Texas is considering legislation advanced by the Texas Captive Insurance Association (TxCIA) in HB 1700 and SB 667, which would authorise pooling, credit for reinsurance, and equity dividends.



The Texas Senate Business and Commerce Committee, chaired by senator Kevin Eltife, took public testimony on SB 667 where Josh Magden, president of the TxCIA, testified in favour of the bill, and Andrew Marson, a member of the TxCIA Legislative Committee, also registered in support of the bill and was available as an expert witness.
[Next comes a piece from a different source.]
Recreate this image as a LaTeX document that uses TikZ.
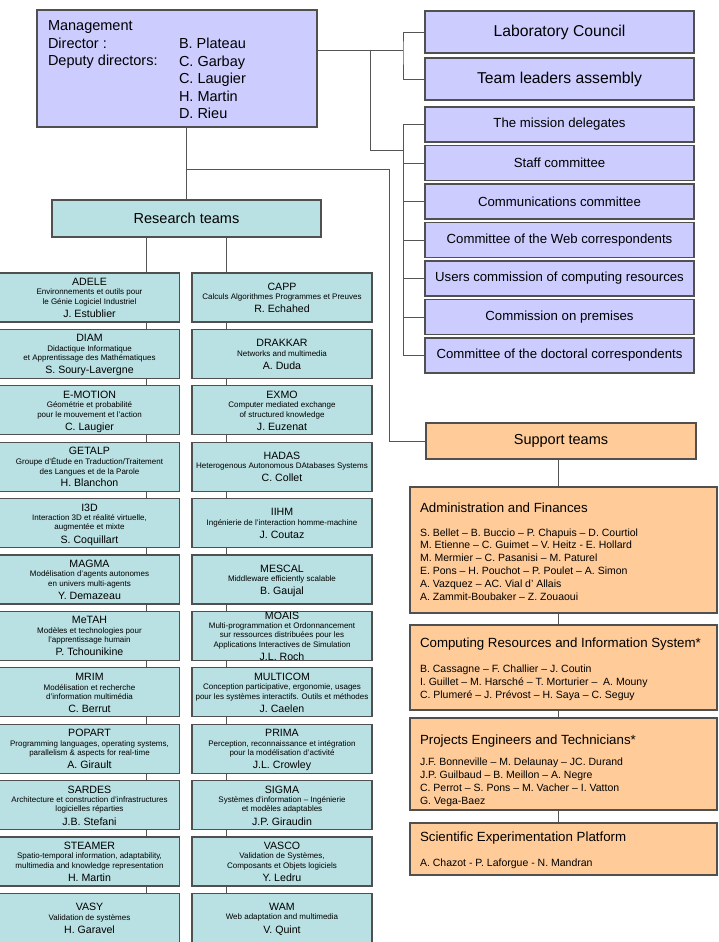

Senators Kirk Watson and Larry Taylor raised a number of cases involving captive incorporations or re-domestications since the 2013 legislation, and the potential impact of the proposed changes on increased captive activity in the future, though no one testified in opposition.



It is anticipated that the committee will vote on 24 March on SB 667. If the vote is unanimous, the committee will have the option of sending it to the Local and Uncontested Calendar or to the full Senate.



The preferred route is the Uncontested Calendar which is often faster in obtaining full Senate Approval.



In either case, the expectation is to pass the full Senate by the end of March and then on to the House.



In the House, SB 667 will have a public hearing in the House Insurance Committee. Should it pass out of that committee, it will need approval of the full House before the end of May.



Members of the TxCIA Legislative Committee are continuing discussions with the Texas Department of Insurance over several changes to SB 667.



Topping the list is a provision that would allow Texas based captive insurers to take ‘credit’ for reinsurance procured from a commercial, non-admitted reinsurer (subject to approval by the Department of Insurance).



‘Credit’ meaning that the commercial reinsurer would not have to post collateral (for outstanding loss reserves) or be accredited in the state of Texas.



If consensus is developed on this issue and others, those changes would be put into a committee substitute and presented to the House Insurance Committee when it considers SB 667.